Andrew Hamilton, you refer to"... parents who entrusted their vulnerable children unsafely to the care of representatives of Christ's church."
How can these "representatives" be entrusted to "safely" entrust this "care" to a national insurance and compensation scheme as proposed by the Truth, Justice and Healing Council of the Catholic Church in Australia? This proposal is continuing complicity by church and state in insurance fraud into which they have been drawn for 2000 years by parents and some of their family members in general with special interests in Catholic education and pastoral care. The assertion of Vatican 11 in its "Declaration on Christian Education", 1965, 3 that "... the parents entrust some share of their duty to educate..." to "others" is what the Catechism of the Catholic Church refers to at n.2389 as: "Connected to incest..." Both the giving and receiving of this fraudulent entrustment are connected to incest. Only the inseparability of Union and Procreation found in the priest as Christ from outside the incest affected human condition being in perfect reciprocity with a perfectly married human parent can insure against this harm. It is in the keeping of the inseparability of this insuring Procreation, including education, and ensuring Union that prevents this child abuse. Oliver Clark, Job's Trust
Oliver Clark | 19 December 2013


A beautiful story but, Oh, the sadness.

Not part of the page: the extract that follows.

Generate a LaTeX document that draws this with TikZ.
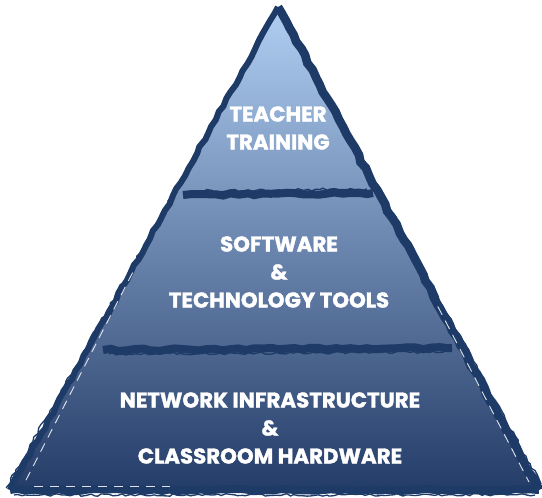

At least those hunted down by Herod didn't have to live with the shame and the ache of lost innocence.
john frawley | 19 December 2013


Andrew it is so very true about Christmas villains being found from within the Church.

My everyday prayer, and not only at Christmas time, is for each individual Christian to back him or herself, in Christ, in being courageous in standing against institutional blindness everywhere we interact, including within the Church. Bearing such witness will help reverse the decline of the Church's mission of evangelisation, especially in the western nations.
Michael Webb | 19 December 2013


Thanks for your reflective piece Andrew, In 1995 Nelson Mandela opened a Children's Foundation named in his honour. His first words in his address Mandela said, "There can be no keener revelation of a society's soul than in the way it treats its children." Paradoxically it is now taking the legal arm of the vilified and demonised secular world with all its 'moral relativism' to have to drive a bulldozer through the doors of the episcopal and extended clerical leadership of that edifice and bulwark of the preserved and much guarded moral high ground, the Catholic Church. It was not only 'baby tears' Jesus was shedding at birth; it didn't stop then and it never will until profound, systemic, structural change happens at the very top and does the trickle down and when real institutional conversion replaces the tissue box, the hollow apologies and the insincere purse of silver which will never amount to the price of a soul, Let's hope that our Metropolitan Archbishops have the comfort of a very strong eschatology as they pull out the scripts from the files, mouth unctuous nostrums about the poor, homeless and disadvantaged. They might just realise that they have largely lost moral authority and that practically nobody takes much notice of them anymore.
David Timbs | 19 December 2013


It's time our Church accepted that "the claim of the Christian Gospel, of course, extends beyond survival (and) . . . that the reality of death and betrayal in their deepest forms (must be) accepted and faced down." This acceptance and facing down of the betrayal of children by the Church has not occurred. Apologies for behaviour of abusing clerics are a distraction from the Church's failure to recognise that its institutional protection of child predators was a terrible sin and crime resulting from the Church's dysfunctional, unaccountable, autocratic and non-inclusive governance. Our Church fails the values of Jesus. At this Xmas time, I hope we will all pray that Pope Francis is granted the strength to introduce fundamental renewal of the governance structures and culture of the Church.
Peter Johnstone | 19 December 2013


For a wonderfully revealing look at the history of clericalism, and the rise of Rome's supreme, ill based and often abused power go to Hans Kung's 2013 book, Can We Save the Catholic Church.